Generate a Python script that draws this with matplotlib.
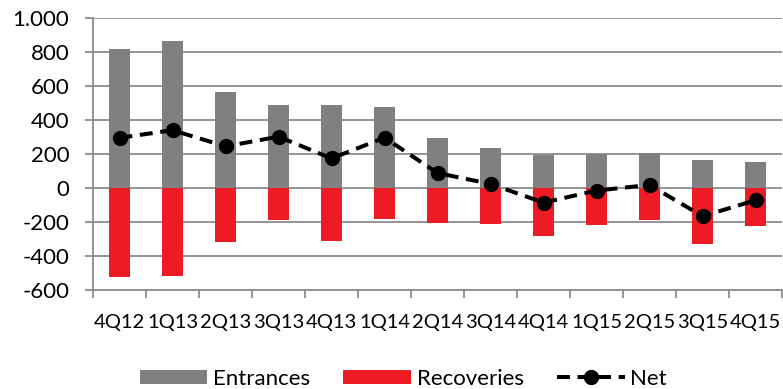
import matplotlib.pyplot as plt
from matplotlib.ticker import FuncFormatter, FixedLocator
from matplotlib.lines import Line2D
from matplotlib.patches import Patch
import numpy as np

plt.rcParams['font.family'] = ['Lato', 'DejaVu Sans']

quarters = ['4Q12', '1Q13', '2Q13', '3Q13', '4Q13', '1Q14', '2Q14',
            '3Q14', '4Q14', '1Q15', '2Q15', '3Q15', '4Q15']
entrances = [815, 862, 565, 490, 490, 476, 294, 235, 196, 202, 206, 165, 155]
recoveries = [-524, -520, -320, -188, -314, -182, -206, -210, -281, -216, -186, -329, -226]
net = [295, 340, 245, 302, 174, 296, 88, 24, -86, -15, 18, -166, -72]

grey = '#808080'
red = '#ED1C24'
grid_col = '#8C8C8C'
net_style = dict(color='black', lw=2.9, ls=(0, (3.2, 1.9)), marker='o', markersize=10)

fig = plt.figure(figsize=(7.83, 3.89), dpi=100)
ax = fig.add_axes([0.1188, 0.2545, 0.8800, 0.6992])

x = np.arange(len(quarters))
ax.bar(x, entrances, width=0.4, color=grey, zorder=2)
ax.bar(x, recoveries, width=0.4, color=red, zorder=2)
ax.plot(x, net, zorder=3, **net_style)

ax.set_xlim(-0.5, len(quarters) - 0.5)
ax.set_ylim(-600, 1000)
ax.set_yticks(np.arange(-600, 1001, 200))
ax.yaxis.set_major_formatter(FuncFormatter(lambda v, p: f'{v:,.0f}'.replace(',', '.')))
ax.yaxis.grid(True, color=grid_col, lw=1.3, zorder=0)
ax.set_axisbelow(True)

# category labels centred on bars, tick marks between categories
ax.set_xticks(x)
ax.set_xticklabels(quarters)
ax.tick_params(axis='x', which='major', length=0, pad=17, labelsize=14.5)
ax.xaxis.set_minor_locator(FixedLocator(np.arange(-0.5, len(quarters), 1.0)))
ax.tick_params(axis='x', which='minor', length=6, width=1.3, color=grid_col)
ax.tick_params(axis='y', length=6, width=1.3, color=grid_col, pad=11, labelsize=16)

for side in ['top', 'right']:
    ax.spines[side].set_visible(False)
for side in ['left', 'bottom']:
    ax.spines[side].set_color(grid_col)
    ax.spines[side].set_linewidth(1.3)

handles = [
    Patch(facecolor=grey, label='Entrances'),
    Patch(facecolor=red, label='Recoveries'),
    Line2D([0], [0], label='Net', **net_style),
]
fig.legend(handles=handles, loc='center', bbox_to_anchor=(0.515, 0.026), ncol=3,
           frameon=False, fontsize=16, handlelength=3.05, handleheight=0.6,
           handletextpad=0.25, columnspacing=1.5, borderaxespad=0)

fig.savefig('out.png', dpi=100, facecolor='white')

────────

> _WORK TO BE COMPLETED_:
From the first line above through the line containing "plt.rcParams['font.family'] = ['Lato', 'DejaVu", copy everything exactly, without the pictures.

> _RESPONSE TO THE TASK_:
Generate a Python script that draws this with matplotlib.
import matplotlib.pyplot as plt
from matplotlib.ticker import FuncFormatter, FixedLocator
from matplotlib.lines import Line2D
from matplotlib.patches import Patch
import numpy as np

plt.rcParams['font.family'] = ['Lato', 'DejaVu Sans']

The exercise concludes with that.